Exercise objective:
Skip the images and copy each record exactly as written.

Provided information:
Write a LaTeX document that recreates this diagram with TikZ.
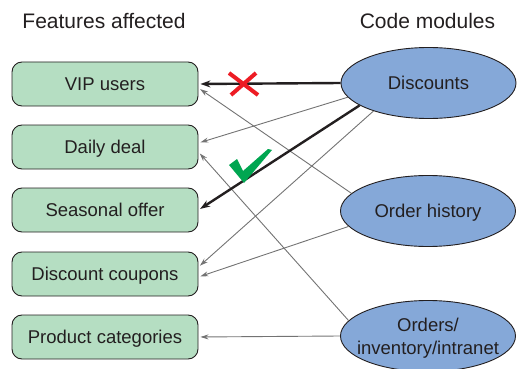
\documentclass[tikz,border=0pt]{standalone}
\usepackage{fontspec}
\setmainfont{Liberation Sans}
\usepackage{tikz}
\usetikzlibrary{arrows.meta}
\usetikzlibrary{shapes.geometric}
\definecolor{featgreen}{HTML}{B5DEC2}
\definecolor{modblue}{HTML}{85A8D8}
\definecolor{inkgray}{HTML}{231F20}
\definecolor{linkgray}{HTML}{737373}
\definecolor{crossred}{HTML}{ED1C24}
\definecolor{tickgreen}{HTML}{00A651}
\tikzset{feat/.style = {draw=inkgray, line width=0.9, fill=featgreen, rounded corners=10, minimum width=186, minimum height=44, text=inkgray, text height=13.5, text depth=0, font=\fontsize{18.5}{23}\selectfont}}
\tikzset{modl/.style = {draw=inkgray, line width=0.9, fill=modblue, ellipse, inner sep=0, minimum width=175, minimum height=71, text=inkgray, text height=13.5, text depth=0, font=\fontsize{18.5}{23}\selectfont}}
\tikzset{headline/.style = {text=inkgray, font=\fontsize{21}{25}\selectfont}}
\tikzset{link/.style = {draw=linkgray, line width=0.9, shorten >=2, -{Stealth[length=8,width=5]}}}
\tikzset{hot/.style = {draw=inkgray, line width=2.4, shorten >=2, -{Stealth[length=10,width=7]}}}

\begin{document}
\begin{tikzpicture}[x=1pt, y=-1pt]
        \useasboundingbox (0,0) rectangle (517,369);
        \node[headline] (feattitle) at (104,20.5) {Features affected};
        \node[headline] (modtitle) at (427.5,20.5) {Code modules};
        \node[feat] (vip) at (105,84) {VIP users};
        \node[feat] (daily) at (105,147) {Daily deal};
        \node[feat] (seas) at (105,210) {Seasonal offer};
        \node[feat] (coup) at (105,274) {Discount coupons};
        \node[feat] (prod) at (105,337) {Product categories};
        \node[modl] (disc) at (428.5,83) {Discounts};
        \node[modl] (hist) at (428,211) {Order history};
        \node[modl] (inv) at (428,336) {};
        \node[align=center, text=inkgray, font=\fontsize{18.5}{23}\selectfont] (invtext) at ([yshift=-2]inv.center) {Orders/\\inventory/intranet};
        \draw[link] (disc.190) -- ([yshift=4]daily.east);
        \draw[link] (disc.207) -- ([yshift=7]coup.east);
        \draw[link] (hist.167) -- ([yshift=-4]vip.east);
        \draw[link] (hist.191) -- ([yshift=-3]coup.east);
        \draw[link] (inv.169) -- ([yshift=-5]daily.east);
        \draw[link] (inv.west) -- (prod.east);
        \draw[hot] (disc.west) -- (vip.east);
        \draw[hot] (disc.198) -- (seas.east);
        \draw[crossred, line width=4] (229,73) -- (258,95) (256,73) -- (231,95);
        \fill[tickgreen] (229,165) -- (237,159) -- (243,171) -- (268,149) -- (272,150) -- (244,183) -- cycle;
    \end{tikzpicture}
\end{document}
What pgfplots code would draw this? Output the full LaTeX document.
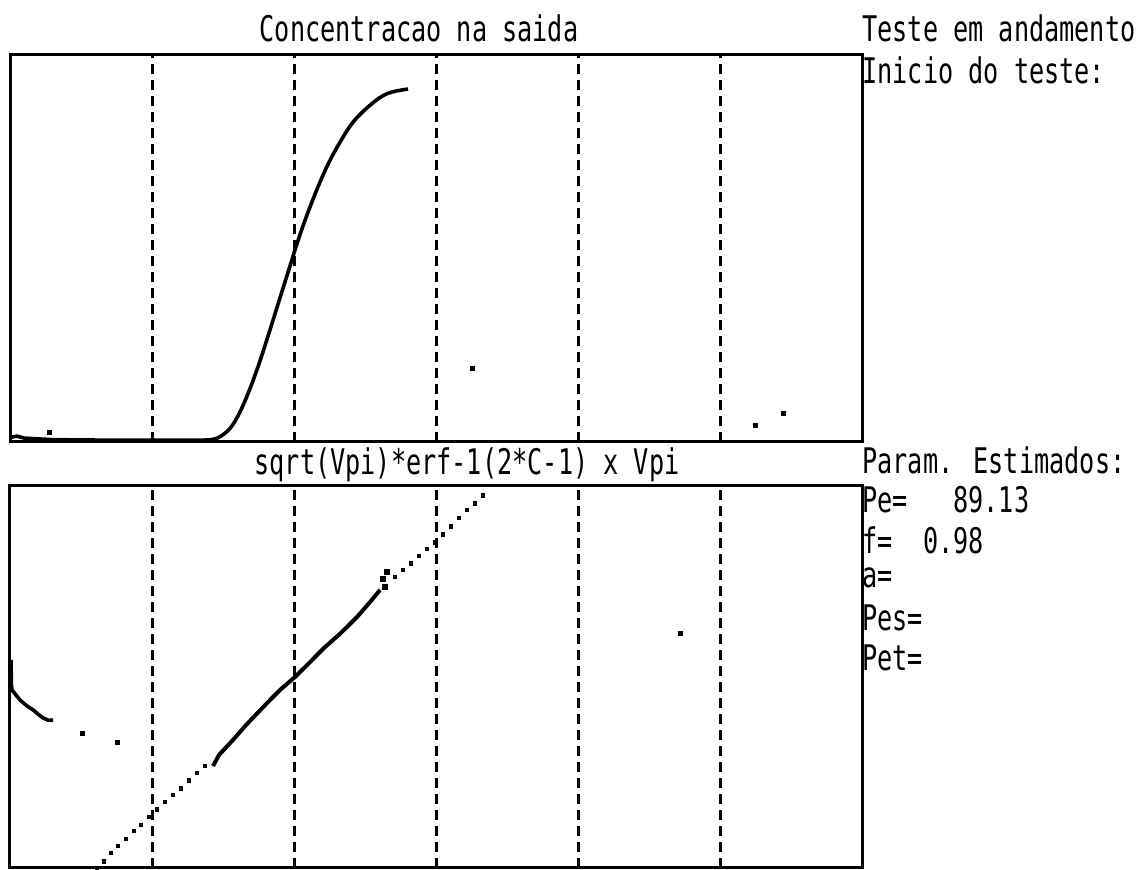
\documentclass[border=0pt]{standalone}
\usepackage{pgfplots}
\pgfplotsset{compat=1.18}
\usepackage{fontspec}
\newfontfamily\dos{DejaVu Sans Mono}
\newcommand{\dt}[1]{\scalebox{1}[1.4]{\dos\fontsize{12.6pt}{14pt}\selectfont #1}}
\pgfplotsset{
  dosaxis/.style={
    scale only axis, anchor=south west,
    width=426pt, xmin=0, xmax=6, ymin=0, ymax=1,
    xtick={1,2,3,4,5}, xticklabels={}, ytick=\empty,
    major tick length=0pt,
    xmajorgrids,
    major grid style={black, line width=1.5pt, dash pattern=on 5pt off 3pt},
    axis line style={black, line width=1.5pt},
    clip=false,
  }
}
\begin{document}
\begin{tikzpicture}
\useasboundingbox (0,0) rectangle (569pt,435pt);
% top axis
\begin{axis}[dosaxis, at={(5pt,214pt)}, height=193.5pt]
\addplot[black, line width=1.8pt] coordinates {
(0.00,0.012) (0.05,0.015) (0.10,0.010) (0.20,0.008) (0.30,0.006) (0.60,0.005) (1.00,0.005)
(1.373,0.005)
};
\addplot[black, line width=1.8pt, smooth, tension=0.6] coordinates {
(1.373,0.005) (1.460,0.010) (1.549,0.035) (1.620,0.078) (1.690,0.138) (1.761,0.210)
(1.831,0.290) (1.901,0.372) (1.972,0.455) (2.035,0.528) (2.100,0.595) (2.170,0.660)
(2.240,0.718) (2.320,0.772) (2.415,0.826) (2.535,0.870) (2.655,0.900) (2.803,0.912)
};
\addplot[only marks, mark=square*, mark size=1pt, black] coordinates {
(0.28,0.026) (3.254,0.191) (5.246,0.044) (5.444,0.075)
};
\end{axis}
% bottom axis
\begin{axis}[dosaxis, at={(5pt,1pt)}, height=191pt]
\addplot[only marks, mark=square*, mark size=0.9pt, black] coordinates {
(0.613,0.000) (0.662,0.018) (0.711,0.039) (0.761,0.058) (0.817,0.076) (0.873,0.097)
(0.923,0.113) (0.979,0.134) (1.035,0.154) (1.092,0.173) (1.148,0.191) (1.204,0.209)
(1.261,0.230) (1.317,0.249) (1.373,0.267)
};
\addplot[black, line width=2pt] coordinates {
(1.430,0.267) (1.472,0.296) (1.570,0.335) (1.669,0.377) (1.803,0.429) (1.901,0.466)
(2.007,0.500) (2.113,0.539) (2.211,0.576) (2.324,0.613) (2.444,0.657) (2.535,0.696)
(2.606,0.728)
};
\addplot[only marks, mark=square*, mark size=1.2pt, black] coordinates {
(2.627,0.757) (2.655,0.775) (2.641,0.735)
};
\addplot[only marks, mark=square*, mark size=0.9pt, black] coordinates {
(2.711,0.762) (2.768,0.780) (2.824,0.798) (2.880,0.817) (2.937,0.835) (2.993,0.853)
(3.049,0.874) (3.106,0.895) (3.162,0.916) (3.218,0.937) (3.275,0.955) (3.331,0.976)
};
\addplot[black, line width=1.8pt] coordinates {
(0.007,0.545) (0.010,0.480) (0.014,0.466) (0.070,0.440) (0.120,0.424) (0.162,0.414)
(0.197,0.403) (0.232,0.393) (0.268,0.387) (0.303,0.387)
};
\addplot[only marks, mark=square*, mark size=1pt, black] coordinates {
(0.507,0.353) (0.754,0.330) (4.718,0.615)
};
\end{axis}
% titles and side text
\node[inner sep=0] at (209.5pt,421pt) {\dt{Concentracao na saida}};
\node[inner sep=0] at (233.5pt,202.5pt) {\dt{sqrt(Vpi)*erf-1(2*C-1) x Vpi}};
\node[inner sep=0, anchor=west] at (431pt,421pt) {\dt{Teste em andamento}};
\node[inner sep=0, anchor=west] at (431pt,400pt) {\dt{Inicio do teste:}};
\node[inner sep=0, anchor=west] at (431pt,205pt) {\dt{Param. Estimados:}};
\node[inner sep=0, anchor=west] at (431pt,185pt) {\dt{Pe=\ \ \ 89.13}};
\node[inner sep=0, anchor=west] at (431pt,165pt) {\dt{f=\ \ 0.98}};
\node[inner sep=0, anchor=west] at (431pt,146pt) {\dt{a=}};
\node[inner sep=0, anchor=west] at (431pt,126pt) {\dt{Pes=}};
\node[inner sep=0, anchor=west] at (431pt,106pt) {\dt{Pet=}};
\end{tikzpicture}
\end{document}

Exercise response:
Write a LaTeX document that recreates this diagram with TikZ.
\documentclass[tikz,border=0pt]{standalone}
\usepackage{fontspec}
\setmainfont{Liberation Sans}
\usepackage{tikz}
\usetikzlibrary{arrows.meta}
\usetikzlibrary{shapes.geometric}
\definecolor{featgreen}{HTML}{B5DEC2}
\definecolor{modblue}{HTML}{85A8D8}
\definecolor{inkgray}{HTML}{231F20}
\definecolor{linkgray}{HTML}{737373}
\definecolor{crossred}{HTML}{ED1C24}
\definecolor{tickgreen}{HTML}{00A651}
\tikzset{feat/.style = {draw=inkgray, line width=0.9, fill=featgreen, rounded corners=10, minimum width=186, minimum height=44, text=inkgray, text height=13.5, text depth=0, font=\fontsize{18.5}{23}\selectfont}}
\tikzset{modl/.style = {draw=inkgray, line width=0.9, fill=modblue, ellipse, inner sep=0, minimum width=175, minimum height=71, text=inkgray, text height=13.5, text depth=0, font=\fontsize{18.5}{23}\selectfont}}
\tikzset{headline/.style = {text=inkgray, font=\fontsize{21}{25}\selectfont}}
\tikzset{link/.style = {draw=linkgray, line width=0.9, shorten >=2, -{Stealth[length=8,width=5]}}}
\tikzset{hot/.style = {draw=inkgray, line width=2.4, shorten >=2, -{Stealth[length=10,width=7]}}}

\begin{document}
\begin{tikzpicture}[x=1pt, y=-1pt]
        \useasboundingbox (0,0) rectangle (517,369);
        \node[headline] (feattitle) at (104,20.5) {Features affected};
        \node[headline] (modtitle) at (427.5,20.5) {Code modules};
        \node[feat] (vip) at (105,84) {VIP users};
        \node[feat] (daily) at (105,147) {Daily deal};
        \node[feat] (seas) at (105,210) {Seasonal offer};
        \node[feat] (coup) at (105,274) {Discount coupons};
        \node[feat] (prod) at (105,337) {Product categories};
        \node[modl] (disc) at (428.5,83) {Discounts};
        \node[modl] (hist) at (428,211) {Order history};
        \node[modl] (inv) at (428,336) {};
        \node[align=center, text=inkgray, font=\fontsize{18.5}{23}\selectfont] (invtext) at ([yshift=-2]inv.center) {Orders/\\inventory/intranet};
        \draw[link] (disc.190) -- ([yshift=4]daily.east);
        \draw[link] (disc.207) -- ([yshift=7]coup.east);
        \draw[link] (hist.167) -- ([yshift=-4]vip.east);
        \draw[link] (hist.191) -- ([yshift=-3]coup.east);
        \draw[link] (inv.169) -- ([yshift=-5]daily.east);
        \draw[link] (inv.west) -- (prod.east);
        \draw[hot] (disc.west) -- (vip.east);
        \draw[hot] (disc.198) -- (seas.east);
        \draw[crossred, line width=4] (229,73) -- (258,95) (256,73) -- (231,95);
        \fill[tickgreen] (229,165) -- (237,159) -- (243,171) -- (268,149) -- (272,150) -- (244,183) -- cycle;
    \end{tikzpicture}
\end{document}
What pgfplots code would draw this? Output the full LaTeX document.
\documentclass[border=0pt]{standalone}
\usepackage{pgfplots}
\pgfplotsset{compat=1.18}
\usepackage{fontspec}
\newfontfamily\dos{DejaVu Sans Mono}
\newcommand{\dt}[1]{\scalebox{1}[1.4]{\dos\fontsize{12.6pt}{14pt}\selectfont #1}}
\pgfplotsset{
  dosaxis/.style={
    scale only axis, anchor=south west,
    width=426pt, xmin=0, xmax=6, ymin=0, ymax=1,
    xtick={1,2,3,4,5}, xticklabels={}, ytick=\empty,
    major tick length=0pt,
    xmajorgrids,
    major grid style={black, line width=1.5pt, dash pattern=on 5pt off 3pt},
    axis line style={black, line width=1.5pt},
    clip=false,
  }
}
\begin{document}
\begin{tikzpicture}
\useasboundingbox (0,0) rectangle (569pt,435pt);
% top axis
\begin{axis}[dosaxis, at={(5pt,214pt)}, height=193.5pt]
\addplot[black, line width=1.8pt] coordinates {
(0.00,0.012) (0.05,0.015) (0.10,0.010) (0.20,0.008) (0.30,0.006) (0.60,0.005) (1.00,0.005)
(1.373,0.005)
};
\addplot[black, line width=1.8pt, smooth, tension=0.6] coordinates {
(1.373,0.005) (1.460,0.010) (1.549,0.035) (1.620,0.078) (1.690,0.138) (1.761,0.210)
(1.831,0.290) (1.901,0.372) (1.972,0.455) (2.035,0.528) (2.100,0.595) (2.170,0.660)
(2.240,0.718) (2.320,0.772) (2.415,0.826) (2.535,0.870) (2.655,0.900) (2.803,0.912)
};
\addplot[only marks, mark=square*, mark size=1pt, black] coordinates {
(0.28,0.026) (3.254,0.191) (5.246,0.044) (5.444,0.075)
};
\end{axis}
% bottom axis
\begin{axis}[dosaxis, at={(5pt,1pt)}, height=191pt]
\addplot[only marks, mark=square*, mark size=0.9pt, black] coordinates {
(0.613,0.000) (0.662,0.018) (0.711,0.039) (0.761,0.058) (0.817,0.076) (0.873,0.097)
(0.923,0.113) (0.979,0.134) (1.035,0.154) (1.092,0.173) (1.148,0.191) (1.204,0.209)
(1.261,0.230) (1.317,0.249) (1.373,0.267)
};
\addplot[black, line width=2pt] coordinates {
(1.430,0.267) (1.472,0.296) (1.570,0.335) (1.669,0.377) (1.803,0.429) (1.901,0.466)
(2.007,0.500) (2.113,0.539) (2.211,0.576) (2.324,0.613) (2.444,0.657) (2.535,0.696)
(2.606,0.728)
};
\addplot[only marks, mark=square*, mark size=1.2pt, black] coordinates {
(2.627,0.757) (2.655,0.775) (2.641,0.735)
};
\addplot[only marks, mark=square*, mark size=0.9pt, black] coordinates {
(2.711,0.762) (2.768,0.780) (2.824,0.798) (2.880,0.817) (2.937,0.835) (2.993,0.853)
(3.049,0.874) (3.106,0.895) (3.162,0.916) (3.218,0.937) (3.275,0.955) (3.331,0.976)
};
\addplot[black, line width=1.8pt] coordinates {
(0.007,0.545) (0.010,0.480) (0.014,0.466) (0.070,0.440) (0.120,0.424) (0.162,0.414)
(0.197,0.403) (0.232,0.393) (0.268,0.387) (0.303,0.387)
};
\addplot[only marks, mark=square*, mark size=1pt, black] coordinates {
(0.507,0.353) (0.754,0.330) (4.718,0.615)
};
\end{axis}
% titles and side text
\node[inner sep=0] at (209.5pt,421pt) {\dt{Concentracao na saida}};
\node[inner sep=0] at (233.5pt,202.5pt) {\dt{sqrt(Vpi)*erf-1(2*C-1) x Vpi}};
\node[inner sep=0, anchor=west] at (431pt,421pt) {\dt{Teste em andamento}};
\node[inner sep=0, anchor=west] at (431pt,400pt) {\dt{Inicio do teste:}};
\node[inner sep=0, anchor=west] at (431pt,205pt) {\dt{Param. Estimados:}};
\node[inner sep=0, anchor=west] at (431pt,185pt) {\dt{Pe=\ \ \ 89.13}};
\node[inner sep=0, anchor=west] at (431pt,165pt) {\dt{f=\ \ 0.98}};
\node[inner sep=0, anchor=west] at (431pt,146pt) {\dt{a=}};
\node[inner sep=0, anchor=west] at (431pt,126pt) {\dt{Pes=}};
\node[inner sep=0, anchor=west] at (431pt,106pt) {\dt{Pet=}};
\end{tikzpicture}
\end{document}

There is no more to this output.